DON BENVENUTO COMMENTA LE LETTURE DELLA 2ª DOMENICA DOPO LA DEDICAZIONE

“Venite alle nozze!”. Queste parole sono qualcosa di più di un semplice invito a una festa. Possiamo dire che sono come la presentazione di un progetto che coinvolge tutto il mondo e abbraccia tutti i secoli della storia. Un progetto nel quale siamo coinvolti anche tutti noi. E’ vero che nella storia inventata da Gesù ci sono alcuni particolari che ci meravigliano e che chiedono di essere spiegati. Ma noi li mettiamo da parte.
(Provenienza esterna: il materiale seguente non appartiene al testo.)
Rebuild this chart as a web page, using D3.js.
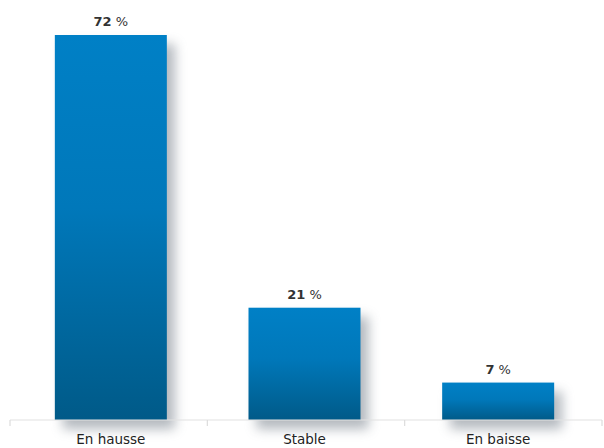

Consideriamo questo progetto: le parole “festa di nozze per suo figlio” richiamano alla nostra mente un evento bello, grandioso, di grande felicità. Ebbene, dobbiamo dire: questo è il progetto di Dio su di noi. Questo è il nostro destino. È espresso con la parola “nozze”: e tutti sappiamo che è la festa dell’amore, della vita, della gioia. Essere felici: questo è il nostro destino, questo è quello che Dio ha preparato per noi. La festa di nozze è soltanto un paragone umano per dire tutta la bellezza e la grandezza di ciò che Dio pensa e vuole per noi. Allora, anche se siamo solo all’inizio della storia, possiamo già fermarci e pensare: ma io sono proprio convinto che le cose stanno così? Ci credo davvero che Dio ha su di me, su tutti noi, un progetto di grande gioia e di grande festa? Questo grande progetto è descritto con parole poetiche anche dal profeta Isaia che si serve dell’immagine di un banchetto di cibi buonissimi e di vini raffinati e parla anche della fine di ogni sofferenza quando dice “eliminerà la morte per sempre e asciugherà le lacrime su ogni volto”.

Eppure succede qualcosa di strano: gli invitati alle nozze “non vogliono venire”. Non si curano di quell’invito alla festa, vanno a coltivare i propri campi e a prendersi cura dei propri affari. Non hanno tempo da perdere per andare a una festa, sia pure la festa di nozze del figlio del re. Eppure si tratta solo di rispondere con un po’ di buona volontà e un po’ di riconoscenza verso questo padre così ricco e così buono che dà tutto gratuitamente. Non chiede sacrifici e non fa pagare l’ingresso. Anche qui soffermiamoci un momento per chiederci: chi sono queste persone che rifiutano l’invito? Si parla di altri o forse si parla anche di noi?

Ma c’è ancora qualcosa d’altro che ci sorprende tanto è strano. Il padre è così deciso a fare una grande festa per suo figlio che vuole che la sala delle nozze si riempia a tutti i costi. Allora i suoi servi vanno per le strade e radunano tutti quelli che trovano “buoni e cattivi” e così riempiono la sala delle nozze. È proprio vero, anche i cattivi. Sta scritto così. E uno di questi cattivi entrati nel regno per la festa di nozze è stato colui che è stato messo in croce vicino a Gesù. Lui stesso dice al compagno che insultava Gesù: “Noi riceviamo quello che abbiamo meritato per le nostre azioni; Lui invece non ha fatto nulla di male”. Quindi sa benissimo di avere avuto una vita sbagliata, passata compiendo il male. Il racconto non dice neppure che gli dispiace o che si è pentito del male fatto. Non c’era tempo per queste cose. Dice soltanto: “Gesù, ricordati di me quando entrerai nel tuo regno”. A questa invocazione senza pretese Gesù risponde e gli apre la porta del suo regno. Nel Vangelo di oggi questo atteggiamento di implorazione, di fiducia, di coscienza di non meritare niente a causa delle cattive azioni commesse ma anche di confidenza totale nella infinita bontà di Gesù, si chiama “veste nuziale”. Ciò che permette di entrare a mangiare, cantare e ballare nella sala delle nozze, non è la quantità di azioni buone compiute ma è la totale fiducia e riconoscenza verso il Padre che è infinitamente buono.